=== Task objective ===
Output the data exactly, with every line intact.

=== Given data ===
= = = =

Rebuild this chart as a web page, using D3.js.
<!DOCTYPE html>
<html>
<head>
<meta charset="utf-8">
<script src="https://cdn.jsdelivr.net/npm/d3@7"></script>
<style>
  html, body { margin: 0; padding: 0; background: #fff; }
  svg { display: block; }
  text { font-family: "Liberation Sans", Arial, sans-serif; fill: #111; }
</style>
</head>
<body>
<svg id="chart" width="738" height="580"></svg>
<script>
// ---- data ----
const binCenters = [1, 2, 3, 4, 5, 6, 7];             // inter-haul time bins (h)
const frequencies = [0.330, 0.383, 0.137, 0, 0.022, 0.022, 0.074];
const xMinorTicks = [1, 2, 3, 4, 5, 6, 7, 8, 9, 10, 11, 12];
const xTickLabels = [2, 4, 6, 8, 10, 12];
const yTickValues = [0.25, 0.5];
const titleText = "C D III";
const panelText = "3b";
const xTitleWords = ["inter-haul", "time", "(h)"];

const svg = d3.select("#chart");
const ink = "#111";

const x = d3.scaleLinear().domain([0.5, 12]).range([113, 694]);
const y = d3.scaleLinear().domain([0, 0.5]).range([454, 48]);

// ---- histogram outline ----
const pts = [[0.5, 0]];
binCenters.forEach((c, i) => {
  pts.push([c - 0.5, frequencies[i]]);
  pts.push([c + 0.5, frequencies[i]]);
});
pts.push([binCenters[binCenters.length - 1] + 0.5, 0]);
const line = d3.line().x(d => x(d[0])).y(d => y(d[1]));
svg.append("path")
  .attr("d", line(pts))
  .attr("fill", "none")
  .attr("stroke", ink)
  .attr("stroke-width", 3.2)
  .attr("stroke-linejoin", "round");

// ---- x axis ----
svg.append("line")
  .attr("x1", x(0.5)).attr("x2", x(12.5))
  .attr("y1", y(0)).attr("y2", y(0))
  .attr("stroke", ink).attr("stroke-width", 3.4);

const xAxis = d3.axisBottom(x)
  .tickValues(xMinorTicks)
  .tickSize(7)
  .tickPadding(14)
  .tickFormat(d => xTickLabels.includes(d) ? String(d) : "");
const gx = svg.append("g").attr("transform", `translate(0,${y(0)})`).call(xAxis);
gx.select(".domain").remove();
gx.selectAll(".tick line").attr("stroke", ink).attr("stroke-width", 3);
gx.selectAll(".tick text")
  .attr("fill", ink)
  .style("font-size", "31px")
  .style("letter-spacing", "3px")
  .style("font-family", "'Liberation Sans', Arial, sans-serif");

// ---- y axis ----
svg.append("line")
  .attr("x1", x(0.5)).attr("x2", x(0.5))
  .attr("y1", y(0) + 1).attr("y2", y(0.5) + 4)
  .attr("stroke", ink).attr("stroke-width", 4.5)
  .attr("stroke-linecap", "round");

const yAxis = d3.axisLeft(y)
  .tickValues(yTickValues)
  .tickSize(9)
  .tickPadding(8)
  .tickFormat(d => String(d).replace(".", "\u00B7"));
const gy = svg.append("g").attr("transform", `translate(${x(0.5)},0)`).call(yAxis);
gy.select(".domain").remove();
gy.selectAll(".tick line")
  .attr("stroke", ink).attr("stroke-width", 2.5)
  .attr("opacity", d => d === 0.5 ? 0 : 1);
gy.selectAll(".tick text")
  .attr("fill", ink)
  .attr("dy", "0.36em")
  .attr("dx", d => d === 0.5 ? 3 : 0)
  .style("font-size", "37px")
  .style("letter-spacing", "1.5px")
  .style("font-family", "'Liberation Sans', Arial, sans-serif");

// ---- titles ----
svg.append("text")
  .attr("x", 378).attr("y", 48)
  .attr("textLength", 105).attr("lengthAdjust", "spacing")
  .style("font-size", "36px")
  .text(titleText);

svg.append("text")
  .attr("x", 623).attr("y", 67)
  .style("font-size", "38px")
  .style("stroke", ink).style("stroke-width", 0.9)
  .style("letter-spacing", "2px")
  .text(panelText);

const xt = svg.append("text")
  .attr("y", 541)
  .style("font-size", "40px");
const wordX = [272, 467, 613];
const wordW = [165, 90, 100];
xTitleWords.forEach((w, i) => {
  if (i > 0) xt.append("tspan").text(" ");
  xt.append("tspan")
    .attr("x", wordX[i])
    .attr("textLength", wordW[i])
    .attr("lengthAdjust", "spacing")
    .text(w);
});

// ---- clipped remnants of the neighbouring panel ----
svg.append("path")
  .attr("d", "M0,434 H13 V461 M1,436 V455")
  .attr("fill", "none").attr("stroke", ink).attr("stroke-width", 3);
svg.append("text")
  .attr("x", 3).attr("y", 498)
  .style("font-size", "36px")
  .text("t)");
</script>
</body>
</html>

= = = =

=== Written answer ===
Rebuild this chart as a web page, using D3.js.
<!DOCTYPE html>
<html>
<head>
<meta charset="utf-8">
<script src="https://cdn.jsdelivr.net/npm/d3@7"></script>
<style>
  html, body { margin: 0; padding: 0; background: #fff; }
  svg { display: block; }
  text { font-family: "Liberation Sans", Arial, sans-serif; fill: #111; }
</style>
</head>
<body>
<svg id="chart" width="738" height="580"></svg>
<script>
// ---- data ----
const binCenters = [1, 2, 3, 4, 5, 6, 7];             // inter-haul time bins (h)
const frequencies = [0.330, 0.383, 0.137, 0, 0.022, 0.022, 0.074];
const xMinorTicks = [1, 2, 3, 4, 5, 6, 7, 8, 9, 10, 11, 12];
const xTickLabels = [2, 4, 6, 8, 10, 12];
const yTickValues = [0.25, 0.5];
const titleText = "C D III";
const panelText = "3b";
const xTitleWords = ["inter-haul", "time", "(h)"];

const svg = d3.select("#chart");
const ink = "#111";

const x = d3.scaleLinear().domain([0.5, 12]).range([113, 694]);
const y = d3.scaleLinear().domain([0, 0.5]).range([454, 48]);

// ---- histogram outline ----
const pts = [[0.5, 0]];
binCenters.forEach((c, i) => {
  pts.push([c - 0.5, frequencies[i]]);
  pts.push([c + 0.5, frequencies[i]]);
});
pts.push([binCenters[binCenters.length - 1] + 0.5, 0]);
const line = d3.line().x(d => x(d[0])).y(d => y(d[1]));
svg.append("path")
  .attr("d", line(pts))
  .attr("fill", "none")
  .attr("stroke", ink)
  .attr("stroke-width", 3.2)
  .attr("stroke-linejoin", "round");

// ---- x axis ----
svg.append("line")
  .attr("x1", x(0.5)).attr("x2", x(12.5))
  .attr("y1", y(0)).attr("y2", y(0))
  .attr("stroke", ink).attr("stroke-width", 3.4);

const xAxis = d3.axisBottom(x)
  .tickValues(xMinorTicks)
  .tickSize(7)
  .tickPadding(14)
  .tickFormat(d => xTickLabels.includes(d) ? String(d) : "");
const gx = svg.append("g").attr("transform", `translate(0,${y(0)})`).call(xAxis);
gx.select(".domain").remove();
gx.selectAll(".tick line").attr("stroke", ink).attr("stroke-width", 3);
gx.selectAll(".tick text")
  .attr("fill", ink)
  .style("font-size", "31px")
  .style("letter-spacing", "3px")
  .style("font-family", "'Liberation Sans', Arial, sans-serif");

// ---- y axis ----
svg.append("line")
  .attr("x1", x(0.5)).attr("x2", x(0.5))
  .attr("y1", y(0) + 1).attr("y2", y(0.5) + 4)
  .attr("stroke", ink).attr("stroke-width", 4.5)
  .attr("stroke-linecap", "round");

const yAxis = d3.axisLeft(y)
  .tickValues(yTickValues)
  .tickSize(9)
  .tickPadding(8)
  .tickFormat(d => String(d).replace(".", "\u00B7"));
const gy = svg.append("g").attr("transform", `translate(${x(0.5)},0)`).call(yAxis);
gy.select(".domain").remove();
gy.selectAll(".tick line")
  .attr("stroke", ink).attr("stroke-width", 2.5)
  .attr("opacity", d => d === 0.5 ? 0 : 1);
gy.selectAll(".tick text")
  .attr("fill", ink)
  .attr("dy", "0.36em")
  .attr("dx", d => d === 0.5 ? 3 : 0)
  .style("font-size", "37px")
  .style("letter-spacing", "1.5px")
  .style("font-family", "'Liberation Sans', Arial, sans-serif");

// ---- titles ----
svg.append("text")
  .attr("x", 378).attr("y", 48)
  .attr("textLength", 105).attr("lengthAdjust", "spacing")
  .style("font-size", "36px")
  .text(titleText);

svg.append("text")
  .attr("x", 623).attr("y", 67)
  .style("font-size", "38px")
  .style("stroke", ink).style("stroke-width", 0.9)
  .style("letter-spacing", "2px")
  .text(panelText);

const xt = svg.append("text")
  .attr("y", 541)
  .style("font-size", "40px");
const wordX = [272, 467, 613];
const wordW = [165, 90, 100];
xTitleWords.forEach((w, i) => {
  if (i > 0) xt.append("tspan").text(" ");
  xt.append("tspan")
    .attr("x", wordX[i])
    .attr("textLength", wordW[i])
    .attr("lengthAdjust", "spacing")
    .text(w);
});

// ---- clipped remnants of the neighbouring panel ----
svg.append("path")
  .attr("d", "M0,434 H13 V461 M1,436 V455")
  .attr("fill", "none").attr("stroke", ink).attr("stroke-width", 3);
svg.append("text")
  .attr("x", 3).attr("y", 498)
  .style("font-size", "36px")
  .text("t)");
</script>
</body>
</html>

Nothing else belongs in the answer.